Wenn mir jetzt noch jemand die nötigen Bauanleitungen nebst Materialliste postet dann hab ich glaube ich " Meine Lösung " gefunden.:beten




Dankeeeeeeee


----------



## Joerg (23. Nov. 2012)

*AW: Finde einfach keine Lösung*

Bertram,
das ist alles nicht so einfach, wenn man wenig investieren will aber trotzdem eine langfristig energieeffiziente Lösung mit wenig Reinigungsaufwand haben will.

Wichtig für die Filterplanung ist der langfristige Besatz an Fischen. Die wachsen und vermehren sich auch.
Wenig Ausscheidungen, wenig Aufwand mit dem Filter. 
Aus den bisherigen Erfahrungen der Koi Verrückten ergibt sich dann künftig eine höhere Belastung. 

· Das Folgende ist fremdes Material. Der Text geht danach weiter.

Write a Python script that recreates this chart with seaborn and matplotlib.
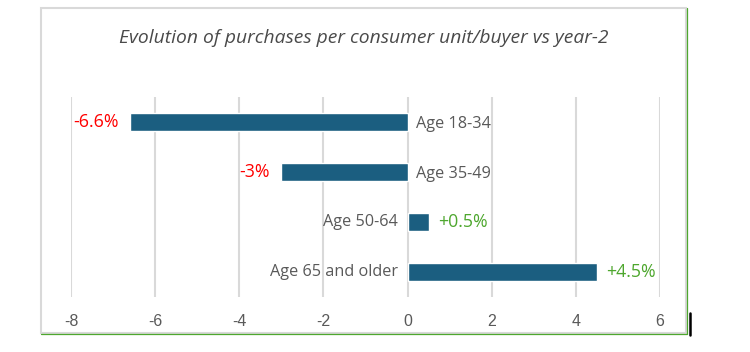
import matplotlib
matplotlib.use("Agg")
import matplotlib.pyplot as plt
import seaborn as sns
import pandas as pd
from matplotlib.patches import Rectangle
from matplotlib.lines import Line2D

categories = ["Age 18-34", "Age 35-49", "Age 50-64", "Age 65 and older"]
values = [-6.6, -3.0, 0.5, 4.5]
value_labels = ["-6.6%", "-3%", "+0.5%", "+4.5%"]
x_ticks = [-8, -6, -4, -2, 0, 2, 4, 6]
title = "Evolution of purchases per consumer unit/buyer vs year-2"

BAR = "#1B5E80"
GRAY_TXT = "#595959"
TITLE_TXT = "#4A4A4A"
RED = "#FF0000"
GREEN = "#4EA72E"
GRID = "#D9D9D9"

sns.set_theme(style="white")
plt.rcParams["font.family"] = ["Open Sans", "DejaVu Sans"]

W, H = 750, 352
fig = plt.figure(figsize=(7.5, 3.52), dpi=100)
ax = fig.add_axes([71 / W, 1 - 297 / H, (660 - 71) / W, (297 - 97) / H])

df = pd.DataFrame({"category": categories, "value": values})
sns.barplot(data=df, x="value", y="category", color=BAR, width=0.35,
            saturation=1, ax=ax, orient="h")

ax.set_xlim(-8, 6)
ax.set_ylim(3.5, -0.5)
ax.set_xticks(x_ticks)
ax.set_xticklabels([str(t) for t in x_ticks], color=GRAY_TXT, fontsize=11.5,
                   family=["Liberation Sans", "DejaVu Sans"])
ax.tick_params(axis="x", length=0, pad=12)
ax.set_yticks([])
ax.set_xlabel("")
ax.set_ylabel("")
for s in ax.spines.values():
    s.set_visible(False)
ax.grid(axis="x", color=GRID, linewidth=1.5)
ax.set_axisbelow(True)

for i, (cat, v, lab) in enumerate(zip(categories, values, value_labels)):
    if v < 0:
        ax.annotate(cat, xy=(0, i), xytext=(6, -1.5), textcoords="offset points",
                    ha="left", va="center", color=GRAY_TXT, fontsize=11.7)
        ax.annotate(lab, xy=(v, i), xytext=(-8, 0), textcoords="offset points",
                    ha="right", va="center", color=RED, fontsize=12.8)
    else:
        ax.annotate(cat, xy=(0, i), xytext=(-7, 0), textcoords="offset points",
                    ha="right", va="center", color=GRAY_TXT, fontsize=11.7)
        ax.annotate(lab, xy=(v, i), xytext=(6.5, 0), textcoords="offset points",
                    ha="left", va="center", color=GREEN, fontsize=12.8)

fig.text(364 / W, 1 - 38 / H, title, ha="center", va="center",
         fontsize=13.9, style="italic", color=TITLE_TXT)

# chart frame
fig.patches.append(Rectangle((41 / W, 1 - 333 / H), (686 - 41) / W, (333 - 8) / H,
                             transform=fig.transFigure, fill=False,
                             edgecolor=GRID, linewidth=1.5))
fig.lines.append(Line2D([687 / W, 687 / W], [1 - 334 / H, 1 - 8 / H],
                        transform=fig.transFigure, color=GREEN, linewidth=0.9))
fig.lines.append(Line2D([41 / W, 687 / W], [1 - 334 / H, 1 - 334 / H],
                        transform=fig.transFigure, color=GREEN, linewidth=0.9))
fig.lines.append(Line2D([689.5 / W, 689.5 / W], [1 - 335 / H, 1 - 313 / H],
                        transform=fig.transFigure, color="black", linewidth=1.8))

fig.savefig("out.png", dpi=100)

Ab 2000€ kann man sich einen neuen VF oder TF kaufen. Dieser befördert die Biomasse ohne viel Aufwand aus dem Kreislauf.
Was nicht in Pflanzennährstoffe umgewandelt wird, braucht auch keinen PF.


----------



## Geisy (23. Nov. 2012)

*AW: Finde einfach keine Lösung*

Hallo Bertram

Ein US3 läuft nicht auf Schwerkraft, da ist das Wasser im hintern teil geschätzt 40-50cm tiefer.
Da kannst du den Luftheber vergessen.

Du willst 15m³/Std  Filtern mit Vorfilter und 2Helixkammern, dafür brauchst du ca.eine 60Watt Pumpe für den Luftheber. Da sollten mit einer guten Pumpe z.B. Takatsuki Hiblow60  bei 51Watt  60l/min Luft in 1,30m tiefe raus kommen.
Das wären dann 51Watt die immer laufen.

Um das Helix zu bewegen, was wie man ließt zwischen ein mal pro Stunde und ein mal am Tag gemacht wird, würde ich die selbe Pumpe noch mal anschließen und über Zeitschaltuhr steuern.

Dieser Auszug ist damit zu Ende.